Hendricks, who has a long history of sex offenses involving children, is 71 years-old and has several physical impairments resulting from a stroke and diabetes.
Richard Whitson, director of Community Provisional Living, sought to place Hendricks in a home in rural southwest Leavenworth County.
Whitson has a provisional license from the Kansas Department of Social and Rehabilitation Services to operate a group home for up to three sex offenders, according to court records.
But a resolution by Leavenworth County commissioners said Whitson's license violated the county's zoning regulations. Group homes for people with mental illnesses and disabilities are allowed, but only if the person is not a danger to others, the commissioners argued.
Hendricks, the commissioners claimed, remained a danger.
Writing for the court, Justice Carol Beier agreed, saying "there was uncontroverted evidence that he was likely to reoffend if at large."
Beier said the court realized that the Kansas Department of Social and Rehabilitation Services faced a tough problem; finding a Kansas community willing to permit the location of transitional housing for sexually violent offenders.
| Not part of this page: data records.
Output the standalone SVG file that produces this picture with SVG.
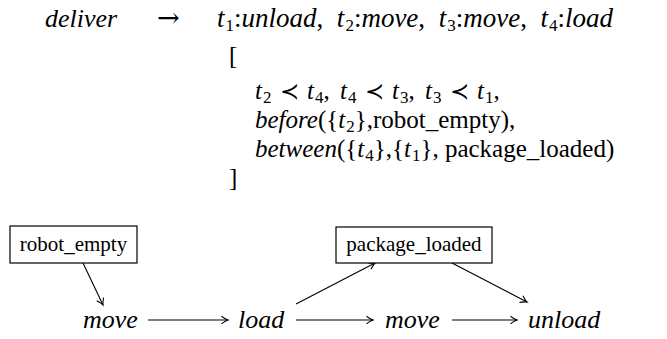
<svg xmlns="http://www.w3.org/2000/svg" width="667" height="339" viewBox="0 0 667 339" font-family="'Liberation Serif', 'DejaVu Serif', serif">
<style>
.t1{font-size:27px}
.t2{font-size:25px}
.it{font-style:italic}
.sb{font-size:17px}
.sym{font-family:'DejaVu Serif', serif}
.box{fill:#fff;stroke:#000;stroke-width:1.2}
.lbl{font-size:21px}
.node{font-size:26px;font-style:italic}
.edge{fill:none;stroke:#000;stroke-width:1.1;marker-end:url(#ah)}
</style>
<defs>
<marker id="ah" markerWidth="12" markerHeight="10" refX="0" refY="0" viewBox="-8 -5 10 10" orient="auto" markerUnits="userSpaceOnUse">
<path d="M-6.5,-3.8 Q-2,-0.6 0,0 Q-2,0.6 -6.5,3.8" fill="none" stroke="#000" stroke-width="1.1"/>
</marker>
</defs>
<g id="formula">
<text class="it" x="45" y="27" font-size="26">deliver</text>
<text class="sym" x="157" y="27" font-size="27">→</text>
<text class="t1" x="217" y="27" word-spacing="6.8"><tspan class="it">t</tspan><tspan class="sb" dx="1" dy="4">1</tspan><tspan dy="-4">:</tspan><tspan class="it">unload</tspan>, <tspan class="it">t</tspan><tspan class="sb" dx="1" dy="4">2</tspan><tspan dy="-4">:</tspan><tspan class="it">move</tspan>, <tspan class="it">t</tspan><tspan class="sb" dx="1" dy="4">3</tspan><tspan dy="-4">:</tspan><tspan class="it">move</tspan>, <tspan class="it">t</tspan><tspan class="sb" dx="1" dy="4">4</tspan><tspan dy="-4">:</tspan><tspan class="it">load</tspan></text>
<text class="t2" x="229" y="64">[</text>
<text class="t2" y="99"><tspan x="255" class="it">t</tspan><tspan class="sb" dx="1" dy="4">2</tspan><tspan x="280" dy="-4" class="sym" font-size="23">≺</tspan><tspan x="307" class="it">t</tspan><tspan class="sb" dx="1" dy="4">4</tspan><tspan dy="-4">,</tspan></text>
<text class="t2" y="99"><tspan x="340" class="it">t</tspan><tspan class="sb" dx="1" dy="4">4</tspan><tspan x="365" dy="-4" class="sym" font-size="23">≺</tspan><tspan x="392" class="it">t</tspan><tspan class="sb" dx="1" dy="4">3</tspan><tspan dy="-4">,</tspan></text>
<text class="t2" y="99"><tspan x="425" class="it">t</tspan><tspan class="sb" dx="1" dy="4">3</tspan><tspan x="450" dy="-4" class="sym" font-size="23">≺</tspan><tspan x="477" class="it">t</tspan><tspan class="sb" dx="1" dy="4">1</tspan><tspan dy="-4">,</tspan></text>
<text class="t2" x="255" y="128"><tspan class="it">before</tspan>({<tspan class="it">t</tspan><tspan class="sb" dx="1" dy="4">2</tspan><tspan dy="-4">},robot_empty),</tspan></text>
<text class="t2" x="255" y="157"><tspan class="it">between</tspan>({<tspan class="it">t</tspan><tspan class="sb" dx="1" dy="4">4</tspan><tspan dy="-4">},{</tspan><tspan class="it">t</tspan><tspan class="sb" dx="1" dy="4">1</tspan><tspan dy="-4">}, package_loaded)</tspan></text>
<text class="t2" x="229" y="186">]</text>
</g>
<g id="connectors">
<path class="edge" d="M83,263 L103,305"/>
<path class="edge" d="M148,320 L228,320"/>
<path class="edge" d="M296,304 L375,263"/>
<path class="edge" d="M296,320 L373,320"/>
<path class="edge" d="M452,263 L527,302"/>
<path class="edge" d="M452,320 L517,320"/>
</g>
<g id="robot_empty">
<rect class="box" x="10" y="226" width="127" height="37"/>
<text class="lbl" x="73.5" y="251" text-anchor="middle">robot_empty</text>
</g>
<g id="package_loaded">
<rect class="box" x="336" y="227" width="156" height="36"/>
<text class="lbl" x="414" y="251" text-anchor="middle">package_loaded</text>
</g>
<g id="move1"><text class="node" x="83" y="328">move</text></g>
<g id="load"><text class="node" x="238" y="328">load</text></g>
<g id="move2"><text class="node" x="385" y="328">move</text></g>
<g id="unload"><text class="node" x="528" y="328">unload</text></g>
</svg>
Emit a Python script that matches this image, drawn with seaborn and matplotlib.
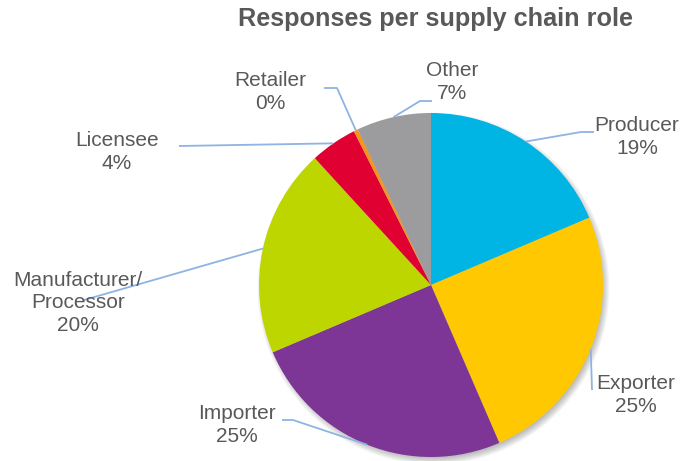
import numpy as np
import matplotlib
matplotlib.use("Agg")
import matplotlib.pyplot as plt
from matplotlib.patches import Circle
import seaborn as sns

# Share of survey responses by supply chain role (percent)
roles = ["Producer", "Exporter", "Importer", "Manufacturer/\nProcessor",
         "Licensee", "Retailer", "Other"]
shares = [18.6, 24.9, 25.1, 19.6, 4.4, 0.4, 7.0]
colors = ["#00B4E3", "#FFC800", "#7D3696", "#BDD600", "#E10032", "#F7941D", "#9C9B9D"]

sns.set_theme(style="white")
plt.rcParams["font.family"] = ["Liberation Sans", "DejaVu Sans"]
TEXT = "#595959"
LEADER = "#8DB4E2"

W, H = 682, 461
fig = plt.figure(figsize=(W / 100, H / 100), dpi=100)
ax = fig.add_axes([0, 0, 1, 1])

cx, cy, r = 431, H - 285, 172

# soft drop shadow under the pie
for k in range(8):
    ax.add_patch(Circle((cx + 2.5, cy - 3.5), r + 4 - k, color="black",
                        alpha=0.035, lw=0, zorder=0))

wedges, _ = ax.pie(shares, colors=sns.color_palette(colors), startangle=90,
                   counterclock=False, center=(cx, cy), radius=r,
                   wedgeprops=dict(linewidth=0, zorder=2), frame=True)
ax.set_xlim(0, W)
ax.set_ylim(0, H)
ax.set_aspect("equal")
ax.axis("off")

# label block centres and leader elbows, in pixel units from the top
layout = {
    "Producer": ((637, 137), [(581, 132), (594, 132)]),
    "Exporter": ((636, 395), [(592, 390)]),
    "Importer": ((237, 425), [(293, 420), (282, 420)]),
    "Manufacturer/\nProcessor": ((78, 303), [(84, 300)]),
    "Licensee": ((117, 152), [(179, 146)]),
    "Retailer": ((270, 92), [(337, 88), (324, 88)]),
    "Other": ((452, 82), [(420, 101), (432, 101)]),
}

for w, name, val in zip(wedges, roles, shares):
    mid = np.deg2rad((w.theta1 + w.theta2) / 2)
    ex, ey = cx + r * np.cos(mid), cy + r * np.sin(mid)
    (tx, ty), elbows = layout[name]
    xs = [ex] + [p[0] for p in elbows]
    ys = [ey] + [H - p[1] for p in elbows]
    ax.plot(xs, ys, color=LEADER, lw=1.3, zorder=3, solid_capstyle="butt")
    ax.text(tx, H - ty, f"{name}\n{round(val)}%", ha="center", va="center",
            fontsize=15, color=TEXT, linespacing=1.25, zorder=4)

ax.text(436, H - 19, "Responses per supply chain role", ha="center", va="center",
        fontsize=18.2, fontweight="bold", color=TEXT)

fig.savefig("out.png", dpi=100, facecolor="white")
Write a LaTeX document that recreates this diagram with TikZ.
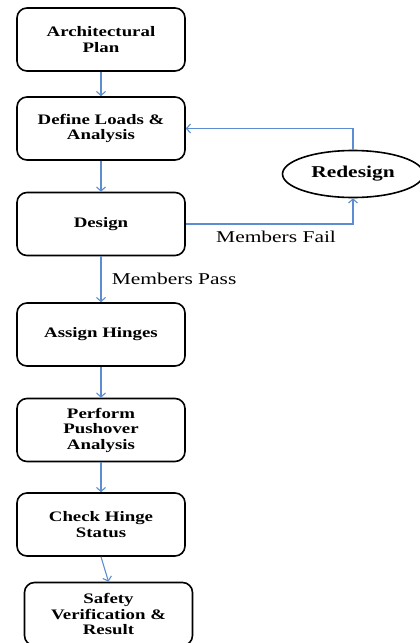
\documentclass[tikz,border=0pt]{standalone}
\usepackage{fontspec}
\setmainfont[FakeStretch=1.3]{Liberation Serif}
\usepackage{tikz}
\usetikzlibrary{positioning}
\usetikzlibrary{shapes.geometric}
\usetikzlibrary{arrows.meta}
\usepackage{xcolor}
\definecolor{flowblue}{RGB}{91,141,208}

\begin{document}
\begin{tikzpicture}[x=1pt, y=-1pt,
    stepbox/.style={draw, line width=1.6pt, rounded corners=10pt, minimum width=168pt,
        minimum height=63pt, align=center, font=\fontsize{14.5}{15.5}\selectfont\bfseries},
    loopnode/.style={draw, ellipse, line width=1.6pt, minimum width=141pt, minimum height=47pt,
        font=\fontsize{16.5}{18}\selectfont\bfseries},
    flow/.style={draw=flowblue, line width=1.1pt, -{Straight Barb[length=4pt,width=9pt]}},
    tag/.style={font=\fontsize{16.5}{18}\selectfont}]
    \useasboundingbox (0,0) rectangle (420,643);

    % Main steps
    \node[stepbox] (plan) at (101,39.5) {Architectural\\Plan};
    \node[stepbox] (loads) at (101,128.5) {Define Loads \&\\Analysis};
    \node[stepbox] (design) at (101,224) {Design};
    \node[stepbox] (hinges) at (101,334.5) {Assign Hinges};
    \node[stepbox] (pushover) at (101,430) {Perform\\Pushover\\Analysis};
    \node[stepbox] (check) at (101,524.5) {Check Hinge\\Status};
    \node[stepbox] (safety) at (108.5,614) {Safety\\Verification \&\\Result};

    % Redesign loop
    \node[loopnode] (redesign) at (353,174) {Redesign};

    % Connectors
    \draw[flow] (plan) -- (loads);
    \draw[flow] (loads) -- (design);
    \draw[flow] (design) -- node[tag, right=7pt] {Members Pass} (hinges);
    \draw[flow] (hinges) -- (pushover);
    \draw[flow] (pushover) -- (check);
    \draw[flow] (check.south) -- (safety.north);
    \draw[flow] (design.east) -| node[tag, pos=0.27, below=3pt] {Members Fail} (redesign.south);
    \draw[flow] (redesign.north) |- (loads.east);
\end{tikzpicture}
\end{document}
"We trust that SRS will call the dilemma to the attention to the only branch of state government empowered to address it: the Legislature," she wrote.
Justices Eric Rosen and Donald Allegrucci agreed with the majority decision, but said it was because Whitson had failed to get a special use permit for the group home to house Hendricks.
Given Hendricks' age and physical ailments, the two justices said it was unlikely Hendricks could have re-offended if housed at the home, which would have had numerous monitoring safeguards.